*DATASET SECTION*.
────
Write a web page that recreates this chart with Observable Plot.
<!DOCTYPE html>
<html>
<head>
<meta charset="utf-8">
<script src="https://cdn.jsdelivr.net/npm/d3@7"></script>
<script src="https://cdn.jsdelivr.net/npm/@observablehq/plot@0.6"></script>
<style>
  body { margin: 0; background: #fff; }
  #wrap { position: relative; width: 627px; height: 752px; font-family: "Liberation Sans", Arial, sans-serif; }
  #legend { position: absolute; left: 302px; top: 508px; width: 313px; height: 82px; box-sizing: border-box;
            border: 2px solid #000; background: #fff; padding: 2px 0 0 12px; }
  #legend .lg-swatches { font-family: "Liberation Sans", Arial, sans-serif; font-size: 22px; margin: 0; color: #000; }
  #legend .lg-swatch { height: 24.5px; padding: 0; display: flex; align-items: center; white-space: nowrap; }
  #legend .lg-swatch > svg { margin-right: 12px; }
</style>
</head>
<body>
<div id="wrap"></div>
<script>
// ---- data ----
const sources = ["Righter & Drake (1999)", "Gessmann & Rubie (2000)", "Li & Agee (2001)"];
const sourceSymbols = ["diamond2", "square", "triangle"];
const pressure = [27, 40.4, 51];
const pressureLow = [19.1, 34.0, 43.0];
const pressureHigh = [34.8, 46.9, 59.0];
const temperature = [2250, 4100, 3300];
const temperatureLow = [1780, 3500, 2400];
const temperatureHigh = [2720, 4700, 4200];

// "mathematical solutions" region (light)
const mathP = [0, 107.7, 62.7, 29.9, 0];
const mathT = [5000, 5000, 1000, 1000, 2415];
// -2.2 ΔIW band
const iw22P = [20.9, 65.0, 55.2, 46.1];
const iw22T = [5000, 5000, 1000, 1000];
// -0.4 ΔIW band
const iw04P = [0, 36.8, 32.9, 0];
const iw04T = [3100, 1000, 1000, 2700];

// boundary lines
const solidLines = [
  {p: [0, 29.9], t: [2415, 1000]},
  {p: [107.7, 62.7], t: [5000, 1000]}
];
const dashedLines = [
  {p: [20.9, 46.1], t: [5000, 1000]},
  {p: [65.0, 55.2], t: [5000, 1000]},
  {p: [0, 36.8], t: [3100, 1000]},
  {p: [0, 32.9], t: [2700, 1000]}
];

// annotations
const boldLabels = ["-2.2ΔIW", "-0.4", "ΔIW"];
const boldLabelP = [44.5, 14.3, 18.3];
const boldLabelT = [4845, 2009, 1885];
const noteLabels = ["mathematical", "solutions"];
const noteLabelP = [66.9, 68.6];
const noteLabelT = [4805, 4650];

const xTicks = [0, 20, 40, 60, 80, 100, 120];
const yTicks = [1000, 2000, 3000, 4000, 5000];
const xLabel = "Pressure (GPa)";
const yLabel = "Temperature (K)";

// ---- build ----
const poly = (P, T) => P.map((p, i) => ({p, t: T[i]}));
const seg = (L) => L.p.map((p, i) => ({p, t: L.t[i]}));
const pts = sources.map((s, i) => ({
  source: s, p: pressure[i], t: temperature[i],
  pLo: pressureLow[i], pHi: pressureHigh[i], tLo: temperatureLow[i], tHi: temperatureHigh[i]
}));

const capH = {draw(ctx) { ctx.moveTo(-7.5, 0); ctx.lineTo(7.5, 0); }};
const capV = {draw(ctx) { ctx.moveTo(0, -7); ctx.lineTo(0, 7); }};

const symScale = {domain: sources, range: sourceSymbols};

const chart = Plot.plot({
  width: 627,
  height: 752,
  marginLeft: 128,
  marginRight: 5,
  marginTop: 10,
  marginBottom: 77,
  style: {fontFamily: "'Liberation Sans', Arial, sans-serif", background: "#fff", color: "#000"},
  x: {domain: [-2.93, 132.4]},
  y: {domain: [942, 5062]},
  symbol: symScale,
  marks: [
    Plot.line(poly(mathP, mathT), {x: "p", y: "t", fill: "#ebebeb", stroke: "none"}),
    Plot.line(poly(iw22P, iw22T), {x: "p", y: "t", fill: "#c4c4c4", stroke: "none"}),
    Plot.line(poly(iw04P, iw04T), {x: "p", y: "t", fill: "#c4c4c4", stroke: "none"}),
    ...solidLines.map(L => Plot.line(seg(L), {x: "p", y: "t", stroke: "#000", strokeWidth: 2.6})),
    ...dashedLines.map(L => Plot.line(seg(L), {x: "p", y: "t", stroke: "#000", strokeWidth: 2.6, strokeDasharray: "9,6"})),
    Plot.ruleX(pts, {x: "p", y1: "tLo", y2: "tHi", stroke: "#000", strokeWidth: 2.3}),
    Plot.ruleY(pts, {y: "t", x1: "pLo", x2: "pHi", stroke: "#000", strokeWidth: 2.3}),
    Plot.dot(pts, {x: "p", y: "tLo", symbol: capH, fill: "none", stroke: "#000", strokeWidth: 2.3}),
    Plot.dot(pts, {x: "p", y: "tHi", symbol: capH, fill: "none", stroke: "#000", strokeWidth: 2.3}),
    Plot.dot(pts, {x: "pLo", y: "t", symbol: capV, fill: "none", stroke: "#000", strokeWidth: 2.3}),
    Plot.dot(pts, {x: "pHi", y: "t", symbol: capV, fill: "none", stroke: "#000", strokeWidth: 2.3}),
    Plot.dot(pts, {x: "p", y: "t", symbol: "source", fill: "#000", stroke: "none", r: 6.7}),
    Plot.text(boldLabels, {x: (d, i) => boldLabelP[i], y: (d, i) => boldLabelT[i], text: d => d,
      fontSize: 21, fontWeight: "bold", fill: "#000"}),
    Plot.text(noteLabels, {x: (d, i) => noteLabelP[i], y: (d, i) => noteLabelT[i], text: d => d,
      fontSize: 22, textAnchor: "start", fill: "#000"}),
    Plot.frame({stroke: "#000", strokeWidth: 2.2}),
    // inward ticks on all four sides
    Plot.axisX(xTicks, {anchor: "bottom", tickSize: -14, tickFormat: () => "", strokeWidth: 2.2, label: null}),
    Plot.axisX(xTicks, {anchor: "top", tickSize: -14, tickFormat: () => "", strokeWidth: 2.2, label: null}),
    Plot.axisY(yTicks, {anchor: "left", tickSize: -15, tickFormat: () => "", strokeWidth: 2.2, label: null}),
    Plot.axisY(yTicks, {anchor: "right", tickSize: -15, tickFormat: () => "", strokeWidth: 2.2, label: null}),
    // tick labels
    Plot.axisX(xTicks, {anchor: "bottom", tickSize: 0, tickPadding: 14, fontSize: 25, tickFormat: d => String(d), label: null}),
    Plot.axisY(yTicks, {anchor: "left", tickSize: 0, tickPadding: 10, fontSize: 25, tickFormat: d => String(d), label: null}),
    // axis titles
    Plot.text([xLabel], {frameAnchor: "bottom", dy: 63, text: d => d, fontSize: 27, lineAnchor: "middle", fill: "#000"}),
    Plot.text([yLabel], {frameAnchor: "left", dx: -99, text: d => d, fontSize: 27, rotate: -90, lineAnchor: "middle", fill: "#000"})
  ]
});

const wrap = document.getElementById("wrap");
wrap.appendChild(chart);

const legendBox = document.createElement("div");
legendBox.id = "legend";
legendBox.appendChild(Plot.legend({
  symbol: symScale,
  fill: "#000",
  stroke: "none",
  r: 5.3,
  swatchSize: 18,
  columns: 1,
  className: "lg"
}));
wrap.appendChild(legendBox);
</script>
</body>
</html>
────
*TASK TO COMPLETE*. Set down each line of the material verbatim, from the first line through the line that contains "const noteLabelT = [4805, 4650];".

*EXERCISE RESPONSE*.
Write a web page that recreates this chart with Observable Plot.
<!DOCTYPE html>
<html>
<head>
<meta charset="utf-8">
<script src="https://cdn.jsdelivr.net/npm/d3@7"></script>
<script src="https://cdn.jsdelivr.net/npm/@observablehq/plot@0.6"></script>
<style>
  body { margin: 0; background: #fff; }
  #wrap { position: relative; width: 627px; height: 752px; font-family: "Liberation Sans", Arial, sans-serif; }
  #legend { position: absolute; left: 302px; top: 508px; width: 313px; height: 82px; box-sizing: border-box;
            border: 2px solid #000; background: #fff; padding: 2px 0 0 12px; }
  #legend .lg-swatches { font-family: "Liberation Sans", Arial, sans-serif; font-size: 22px; margin: 0; color: #000; }
  #legend .lg-swatch { height: 24.5px; padding: 0; display: flex; align-items: center; white-space: nowrap; }
  #legend .lg-swatch > svg { margin-right: 12px; }
</style>
</head>
<body>
<div id="wrap"></div>
<script>
// ---- data ----
const sources = ["Righter & Drake (1999)", "Gessmann & Rubie (2000)", "Li & Agee (2001)"];
const sourceSymbols = ["diamond2", "square", "triangle"];
const pressure = [27, 40.4, 51];
const pressureLow = [19.1, 34.0, 43.0];
const pressureHigh = [34.8, 46.9, 59.0];
const temperature = [2250, 4100, 3300];
const temperatureLow = [1780, 3500, 2400];
const temperatureHigh = [2720, 4700, 4200];

// "mathematical solutions" region (light)
const mathP = [0, 107.7, 62.7, 29.9, 0];
const mathT = [5000, 5000, 1000, 1000, 2415];
// -2.2 ΔIW band
const iw22P = [20.9, 65.0, 55.2, 46.1];
const iw22T = [5000, 5000, 1000, 1000];
// -0.4 ΔIW band
const iw04P = [0, 36.8, 32.9, 0];
const iw04T = [3100, 1000, 1000, 2700];

// boundary lines
const solidLines = [
  {p: [0, 29.9], t: [2415, 1000]},
  {p: [107.7, 62.7], t: [5000, 1000]}
];
const dashedLines = [
  {p: [20.9, 46.1], t: [5000, 1000]},
  {p: [65.0, 55.2], t: [5000, 1000]},
  {p: [0, 36.8], t: [3100, 1000]},
  {p: [0, 32.9], t: [2700, 1000]}
];

// annotations
const boldLabels = ["-2.2ΔIW", "-0.4", "ΔIW"];
const boldLabelP = [44.5, 14.3, 18.3];
const boldLabelT = [4845, 2009, 1885];
const noteLabels = ["mathematical", "solutions"];
const noteLabelP = [66.9, 68.6];
const noteLabelT = [4805, 4650];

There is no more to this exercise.